Their memories of occupation duty in Japan were delightful to them: a 2-cent haircut in Osaka, with neck-massage by fenale masseuse included; how the Army’s rowdy 11th Airborne was confined to their base for weeks after they drunkenly destroyed a barracks; the 40-year-old Australian career-private who started out a friendly drunk but ended the night raging at my boy-soldier dad’s rank; their (eventual) fondness for the Japanese people, and respect for their discipline. Each of these old men retained enough Japanese to converse with each other. In my youth I had heard my dad say only an occasional “arigato.” They apparently did not trust themselves to breathe a word about the friends they lost or the bad dreams I know they sometimes still suffered, even 60 years later.

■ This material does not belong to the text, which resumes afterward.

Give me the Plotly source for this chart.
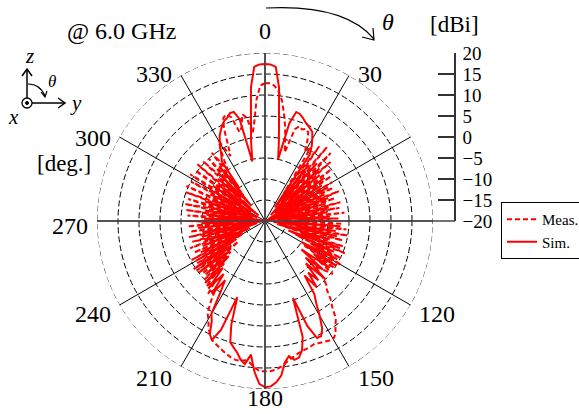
import math
import plotly.graph_objects as go

# ---------------- data ----------------
theta_deg = list(range(0, 360, 2))  # sample angles, deg (clockwise from +z)

sim_dbi = [
    17.4, 17.3, 16.8, 12.0, 4.0, -1.0, -5.0, 4.0, 7.0, 6.8,          # 0-18
    6.2, 5.5, 5.0, 4.5, 4.0, 2.5, 1.0, -1.0, -16.0, -3.0,            # 20-38
    -14.0, -1.5, -18.0, -2.0, -12.0, -3.0, -17.0, -2.5, -14.0, -4.0, # 40-58
    -19.0, -3.0, -15.0, -4.5, -18.0, -4.0, -13.0, -5.0, -20.0, -4.5, # 60-78
    -14.0, -5.0, -17.0, -4.5, -12.0, -5.0, -15.0, -2.0, -18.0, -3.0, # 80-98
    -12.0, -2.5, -17.0, -4.0, -11.0, -1.0, -14.0, -2.0, -8.0, -0.5,  # 100-118
    -10.0, 0.0, -6.0, -1.0, -9.0, -2.0, -7.0, 0.0, -6.0, -1.0,       # 120-138
    -4.0, 0.0, -4.0, 1.0, 3.0, 6.0, 9.0, 10.5, 10.5, 7.0,            # 140-158
    -0.5, 9.0, 12.0, 13.5, 13.8, 12.7, 14.0, 17.0, 18.5, 19.4,       # 160-178
    19.6, 18.8, 16.0, 12.0, 14.4, 13.5, 12.0, 11.0, 10.0, 6.0,       # 180-198
    -0.7, 8.0, 11.0, 10.0, 7.0, 5.5, 0.0, -3.0, 1.5, -4.0,           # 200-218
    1.0, -5.0, 0.5, -8.0, -1.0, -9.0, 0.0, -10.0, 0.5, -12.0,        # 220-238
    -1.0, -14.0, -3.0, -16.0, -4.0, -12.0, -5.0, -18.0, -4.5, -14.0, # 240-258
    -5.0, -19.0, -4.0, -13.0, -5.0, -17.0, -5.5, -14.0, -6.0, -20.0, # 260-278
    -5.5, -13.0, -6.0, -17.0, -5.0, -14.0, -6.5, -18.0, -5.5, -12.0, # 280-298
    -6.0, -16.0, -5.0, -13.0, -6.0, -18.0, -5.0, -12.0, -4.0, -15.0, # 300-318
    -3.0, -10.0, -2.5, -1.5, 0.0, 1.5, 3.0, 4.0, 5.0, 5.8,           # 320-338
    6.2, 7.0, 7.0, 5.0, -5.5, -1.0, 4.0, 12.0, 16.8, 17.3,           # 340-358
]

meas_dbi = [
    12.8, 12.8, 12.3, 11.0, 9.0, 6.0, 3.0, 0.0, -3.0, 3.0,           # 0-18
    4.0, 3.5, 4.0, 3.5, 1.5, -1.0, 0.5, -12.0, 2.0, -10.0,           # 20-38
    3.0, -14.0, 2.5, -8.0, 1.0, -15.0, 0.0, -10.0, -1.0, -16.0,      # 40-58
    -1.5, -9.0, -2.0, -14.0, -1.0, -11.0, -2.5, -17.0, -1.5, -10.0,  # 60-78
    -2.0, -15.0, -1.0, -12.0, -2.5, -16.0, -1.5, -9.0, -0.5, -14.0,  # 80-98
    0.0, -10.0, -1.0, -15.0, -0.5, -8.0, 0.5, -12.0, 0.0, -6.0,      # 100-118
    1.0, -9.0, 0.0, -5.0, 0.5, -2.0, -4.0, -1.0, 1.0, 2.0,           # 120-138
    4.3, 6.0, 8.7, 10.0, 11.7, 12.5, 12.3, 12.0, 11.8, 11.5,         # 140-158
    11.8, 12.0, 12.2, 12.5, 13.0, 13.5, 14.3, 15.0, 15.5, 15.8,      # 160-178
    15.8, 15.8, 15.0, 14.0, 13.5, 13.8, 13.8, 13.5, 13.0, 12.5,      # 180-198
    12.0, 11.5, 11.0, 10.0, 8.6, 7.0, 5.8, 3.0, 0.0, 2.0,            # 200-218
    -2.0, 1.0, -6.0, 0.0, -9.0, -0.5, -12.0, 0.0, -8.0, -1.0,        # 220-238
    -14.0, -0.2, -10.0, -1.5, -15.0, -1.0, -9.0, -2.0, -16.0, -1.5,  # 240-258
    -11.0, -2.0, -17.0, -1.5, -10.0, -2.0, -15.0, -1.5, -12.0, -1.0, # 260-278
    -16.0, -0.5, -9.0, -1.0, -14.0, 0.0, -11.0, 0.5, -16.0, 0.0,     # 280-298
    -8.0, 1.0, -13.0, 0.5, -10.0, 1.0, -15.0, 0.5, -7.0, 0.0,        # 300-318
    -12.0, 0.6, -5.0, -2.7, -0.2, 2.0, -2.5, 0.0, 4.0, 6.5,          # 320-338
    7.0, 6.0, 2.0, 3.0, 6.0, 5.0, 1.0, 4.0, 9.0, 12.3,               # 340-358
]

r_range = [-20, 20]
r_ticks = [-20, -15, -10, -5, 0, 5, 10, 15, 20]
ang_ticks = [0, 30, 60, 90, 120, 150, 180, 210, 240, 270, 300, 330]
ang_text = ["0", "30", "", "", "120", "150", "180", "210", "240", "270", "300", "330"]

# ---------------- layout geometry ----------------
W, H = 579, 414
CX, CY, R = 265, 221, 168          # polar centre / radius in px
SCALE_X = 455                      # px position of the dBi scale
SERIF = "Liberation Serif, Times New Roman, serif"
RED = "#ff0000"
GRID_DASH = "6px,3px"

fig = go.Figure()

# outer (20 dBi) dashed ring
ring_theta = theta_deg + [360]
fig.add_trace(go.Scatterpolar(
    r=[r_range[1]] * len(ring_theta), theta=ring_theta, mode="lines",
    line=dict(color="#222222", width=1, dash=GRID_DASH),
    showlegend=False, hoverinfo="skip",
))
fig.add_trace(go.Scatterpolar(
    r=meas_dbi + meas_dbi[:1], theta=theta_deg + theta_deg[:1], mode="lines",
    name="Meas.", line=dict(color=RED, width=2, dash="5px,3px"),
))
fig.add_trace(go.Scatterpolar(
    r=sim_dbi + sim_dbi[:1], theta=theta_deg + theta_deg[:1], mode="lines",
    name="Sim.", line=dict(color=RED, width=2),
))
# vertical 0-180 axis line
fig.add_trace(go.Scatterpolar(
    r=[r_range[1], r_range[0], r_range[1]], theta=[0, 0, 180], mode="lines",
    line=dict(color="#444444", width=1.6), showlegend=False, hoverinfo="skip",
))
# dummy trace so the dBi scale axis is drawn
fig.add_trace(go.Scatter(x=[None], y=[None], xaxis="x", yaxis="y2",
                         showlegend=False, hoverinfo="skip"))

fig.update_layout(
    width=W, height=H,
    margin=dict(l=0, r=0, t=0, b=0, autoexpand=False),
    paper_bgcolor="white", plot_bgcolor="rgba(0,0,0,0)",
    font=dict(family=SERIF, color="black", size=20),
    polar=dict(
        domain=dict(x=[(CX - R) / W, (CX + R) / W],
                    y=[(H - CY - R) / H, (H - CY + R) / H]),
        bgcolor="white",
        radialaxis=dict(range=r_range, tickvals=r_ticks, showticklabels=False,
                        angle=90, showline=False, ticks="",
                        gridcolor="black", gridwidth=1, griddash=GRID_DASH),
        angularaxis=dict(rotation=90, direction="clockwise",
                         tickvals=ang_ticks, showticklabels=False,
                         showline=False, ticks="",
                         gridcolor="black", gridwidth=1),
    ),
    xaxis=dict(domain=[0, 1], range=[0, W], visible=False, fixedrange=True),
    yaxis=dict(domain=[0, 1], range=[H, 0], visible=False, fixedrange=True),
    yaxis2=dict(domain=[(H - CY) / H, (H - CY + R) / H], range=r_range,
                tickvals=r_ticks, anchor="free", position=SCALE_X / W,
                side="right", ticks="inside", ticklen=16, tickcolor="#333333",
                tickwidth=1.5, showline=True, linecolor="#333333", linewidth=1.5,
                showgrid=False, zeroline=False, automargin=False,
                tickfont=dict(family=SERIF, size=19), ticklabelstandoff=3),
    legend=dict(x=501 / W, y=1 - 202 / H, xanchor="left", yanchor="top",
                bordercolor="black", borderwidth=1, bgcolor="white",
                font=dict(family=SERIF, size=15), itemwidth=30,
                tracegroupgap=0),
    showlegend=True,
)

# angular tick labels placed beside the spoke ends (as in the reference figure)
LAB_SIZE = 24
for ang, txt in zip(ang_ticks, ang_text):
    if not txt:
        continue
    s, c = math.sin(math.radians(ang)), math.cos(math.radians(ang))
    ex, ey = CX + R * s, CY - R * c
    half_w = 0.25 * LAB_SIZE * len(txt)
    if abs(s) < 0.1:                      # 0 and 180
        x, y = ex, ey + (-22 if c > 0 else 9)
    else:
        x = ex + (1 if s > 0 else -1) * (half_w + 9)
        y = ey + 5 - 8 * c
    fig.add_annotation(x=x, y=y, xref="x", yref="y", text=txt, showarrow=False,
                       font=dict(family=SERIF, size=LAB_SIZE, color="black"),
                       xanchor="center", yanchor="middle")

# horizontal 270-90 axis line extended to the scale
fig.add_shape(type="line", xref="x", yref="y", x0=CX - R, x1=SCALE_X, y0=CY, y1=CY,
              line=dict(color="#444444", width=1.6))

# theta arc arrow at the top
fig.add_shape(type="path", xref="x", yref="y",
              path="M 266 8 Q 345 4 374 39", line=dict(color="black", width=1.2))
fig.add_shape(type="path", xref="x", yref="y",
              path="M 362 37 L 374 40 L 373 28", line=dict(color="black", width=1.2))

# coordinate icon
fig.add_shape(type="line", xref="x", yref="y", x0=27, x1=27, y0=98, y1=70,
              line=dict(color="black", width=1.5))
fig.add_shape(type="path", xref="x", yref="y", path="M 22 76 L 27 69 L 32 76",
              line=dict(color="black", width=1.5))
fig.add_shape(type="line", xref="x", yref="y", x0=32, x1=64, y0=103, y1=103,
              line=dict(color="black", width=1.5))
fig.add_shape(type="path", xref="x", yref="y", path="M 58 98 L 65 103 L 58 108",
              line=dict(color="black", width=1.5))
fig.add_shape(type="circle", xref="x", yref="y", x0=22, x1=32, y0=98, y1=108,
              line=dict(color="black", width=1.3))
fig.add_shape(type="circle", xref="x", yref="y", x0=25.5, x1=28.5, y0=101.5, y1=104.5,
              line=dict(color="black", width=1), fillcolor="black")
fig.add_shape(type="path", xref="x", yref="y", path="M 28 84 Q 40 84 45 96",
              line=dict(color="black", width=1.2))
fig.add_shape(type="path", xref="x", yref="y", path="M 41 92 L 45 97 L 47 91",
              line=dict(color="black", width=1.2))

ann = [
    dict(x=121, y=31, text="@ 6.0 GHz", size=24),
    dict(x=388, y=22, text="<i>θ</i>", size=24),
    dict(x=454, y=24, text="[dBi]", size=23),
    dict(x=64, y=163, text="[deg.]", size=23),
    dict(x=29, y=56, text="<i>z</i>", size=21),
    dict(x=76, y=103, text="<i>y</i>", size=21),
    dict(x=13, y=117, text="<i>x</i>", size=21),
    dict(x=52, y=81, text="<i>θ</i>", size=17),
]
for a in ann:
    fig.add_annotation(x=a["x"], y=a["y"], xref="x", yref="y", text=a["text"],
                       showarrow=False, font=dict(family=SERIF, size=a["size"], color="black"),
                       xanchor="center", yanchor="middle")

fig.write_html("out.html")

My father is in the early stages of Alzheimer’s, and the other two were palsied or deaf. I know this probably sounds like contrived sentimental slop, but these men really did spring to life.They remembered the way an island smelled, or how a wind was always hot, the 30-minute thunderstorm every afternoon at 2:30, the consistency of a packed-coral airfield runway.. Each one of then could still rattle off his serial number, 8 digits I think. My dad today sometimes struggles to remember the telephone number he’s had for 40 years. They even spent a few hours going over some of the Pacific-war volumes of an old Time-Life Books WWII series we have, each photo bringing a comment For the first time in my life I saw my father as a kid young enough to be my son. That my own son was hearing these things now was as if I had listened a generation ago to a World War I vet. I hope my boy understands what it was he saw and heard. When the men left to go home hours later, I hugged each for the first time in at least 40 years.
My grandfather owned a General Store, too. (A lot like this one). He served in Europe, and got shipped to the Pacific just in time to see the war end, and was quite relieved to miss out on Pacific action. I never heard many stories from him, but I remember my dad saying that the worst part of the war for him had been having to fight Hitler Youth in the final days of the war in Germany; he wasn’t looking forward to repeating that in Japan.